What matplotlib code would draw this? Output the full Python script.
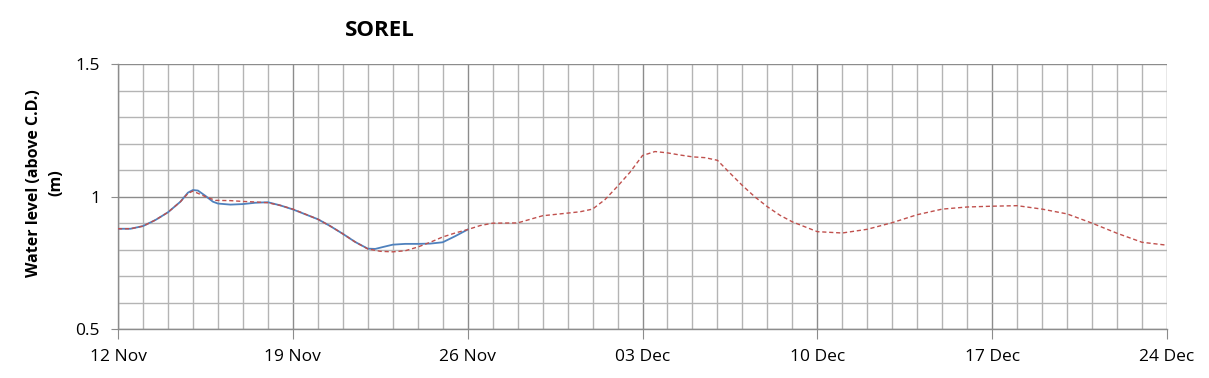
import matplotlib
matplotlib.use("Agg")
import matplotlib.pyplot as plt
import matplotlib.dates as mdates
from matplotlib.ticker import MultipleLocator, FixedLocator
import datetime as dt

plt.rcParams['font.family'] = ['Open Sans', 'DejaVu Sans']

start = dt.datetime(2023, 11, 12)

# Forecast / predicted water level (red dashed), day offsets from 12 Nov
pred_days = [0, 0.5, 1, 1.5, 2, 2.5, 2.8, 3, 3.5, 3.9, 4.5, 5, 5.5, 6, 6.5, 7, 8, 8.5, 9, 9.5,
             10, 10.5, 11, 11.5, 12, 12.5, 13, 13.5, 14, 14.5, 15, 16, 17, 18, 18.5,
             19, 19.5, 20, 20.5, 21, 21.5, 22, 22.5, 23, 23.5, 24, 24.5, 25, 25.5, 26, 26.5,
             27, 28, 29, 30, 31, 32, 33, 34, 35, 36, 37, 38, 39, 40, 41, 42]
pred_vals = [0.879, 0.879, 0.889, 0.912, 0.941, 0.981, 1.012, 1.021, 1.000, 0.986, 0.985,
             0.982, 0.980, 0.977, 0.967, 0.953, 0.915, 0.889, 0.860, 0.829,
             0.803, 0.794, 0.792, 0.796, 0.810, 0.828, 0.848, 0.863, 0.876, 0.891,
             0.900, 0.901, 0.928, 0.938, 0.943,
             0.953, 0.989, 1.039, 1.092, 1.155, 1.170, 1.165, 1.157, 1.150, 1.147, 1.137,
             1.089, 1.042, 0.999, 0.962, 0.930,
             0.905, 0.868, 0.863, 0.877, 0.902, 0.932, 0.953, 0.961, 0.964, 0.966,
             0.953, 0.935, 0.900, 0.862, 0.828, 0.817]

# Observed water level (blue solid)
obs_days = [0, 0.5, 1, 1.5, 2, 2.5, 2.8, 3, 3.2, 3.5, 3.8, 4, 4.5, 5, 5.5, 6, 6.5, 7, 8, 8.5,
            9, 9.5, 10, 10.3, 10.6, 11, 11.5, 12, 12.5, 13, 13.5, 14]
obs_vals = [0.879, 0.879, 0.889, 0.912, 0.941, 0.981, 1.015, 1.025, 1.023, 1.003, 0.981,
            0.974, 0.970, 0.972, 0.977, 0.979, 0.967, 0.952, 0.915, 0.889,
            0.860, 0.829, 0.804, 0.803, 0.810, 0.819, 0.822, 0.822, 0.823, 0.828, 0.851, 0.876]

# Tick labels (every 7 days)
tick_offsets = [0, 7, 14, 21, 28, 35, 42]
yticks = [0.5, 1.0, 1.5]

title = "SOREL"
ylabel = "Water level (above C.D.)\n(m)"

pred_t = [start + dt.timedelta(days=d) for d in pred_days]
obs_t = [start + dt.timedelta(days=d) for d in obs_days]
tick_t = [mdates.date2num(start + dt.timedelta(days=d)) for d in tick_offsets]

fig = plt.figure(figsize=(12.09, 3.78), dpi=100)
ax = fig.add_axes([118/1209, 1-329.3/378, (1167-118)/1209, (329.3-64)/378])

ax.plot(obs_t, obs_vals, color='#4F81BD', lw=1.3, zorder=3, solid_joinstyle='round')
ax.plot(pred_t, pred_vals, color='#C0504D', lw=1.0, ls=(0, (3, 2)), zorder=4)

ax.set_xlim(start, start + dt.timedelta(days=42))
ax.set_ylim(0.5, 1.5)

ax.xaxis.set_major_locator(FixedLocator(tick_t))
ax.xaxis.set_major_formatter(mdates.DateFormatter('%d %b'))
ax.xaxis.set_minor_locator(mdates.DayLocator())
ax.yaxis.set_major_locator(FixedLocator(yticks))
ax.yaxis.set_minor_locator(MultipleLocator(0.1))
ax.yaxis.set_major_formatter(matplotlib.ticker.FuncFormatter(lambda v, p: f"{v:g}"))

ax.grid(which='minor', color='#b4b4b4', lw=1.0)
ax.grid(which='major', color='#8c8c8c', lw=1.0)
ax.set_axisbelow(True)

for s in ['top', 'right']:
    ax.spines[s].set_visible(False)
for s in ['left', 'bottom']:
    ax.spines[s].set_color('#8c8c8c')
    ax.spines[s].set_linewidth(1.0)

ax.tick_params(which='minor', length=0)
ax.tick_params(axis='x', which='major', length=7, color='#8c8c8c', labelsize=12.5, pad=7)
ax.tick_params(axis='y', which='major', length=5, color='#8c8c8c', labelsize=12.5, pad=8)

fig.text(45/1209, 1-183/378, ylabel, fontsize=11.5, fontweight='bold', rotation=90,
         ha='center', va='center', multialignment='center', linespacing=1.55)
fig.text(380/1209, 1-30/378, title, fontsize=16, fontweight='bold', ha='center', va='center')

fig.savefig('out.png', dpi=100)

# # # #

• [YOUR TASK]
Exactly reproduce the run of lines from the start of the listing through the line with "start = dt.datetime(2023, 11, 12)", inclusive; pictures are not copied.

• [ANSWER TO THIS TASK]
What matplotlib code would draw this? Output the full Python script.
import matplotlib
matplotlib.use("Agg")
import matplotlib.pyplot as plt
import matplotlib.dates as mdates
from matplotlib.ticker import MultipleLocator, FixedLocator
import datetime as dt

plt.rcParams['font.family'] = ['Open Sans', 'DejaVu Sans']

start = dt.datetime(2023, 11, 12)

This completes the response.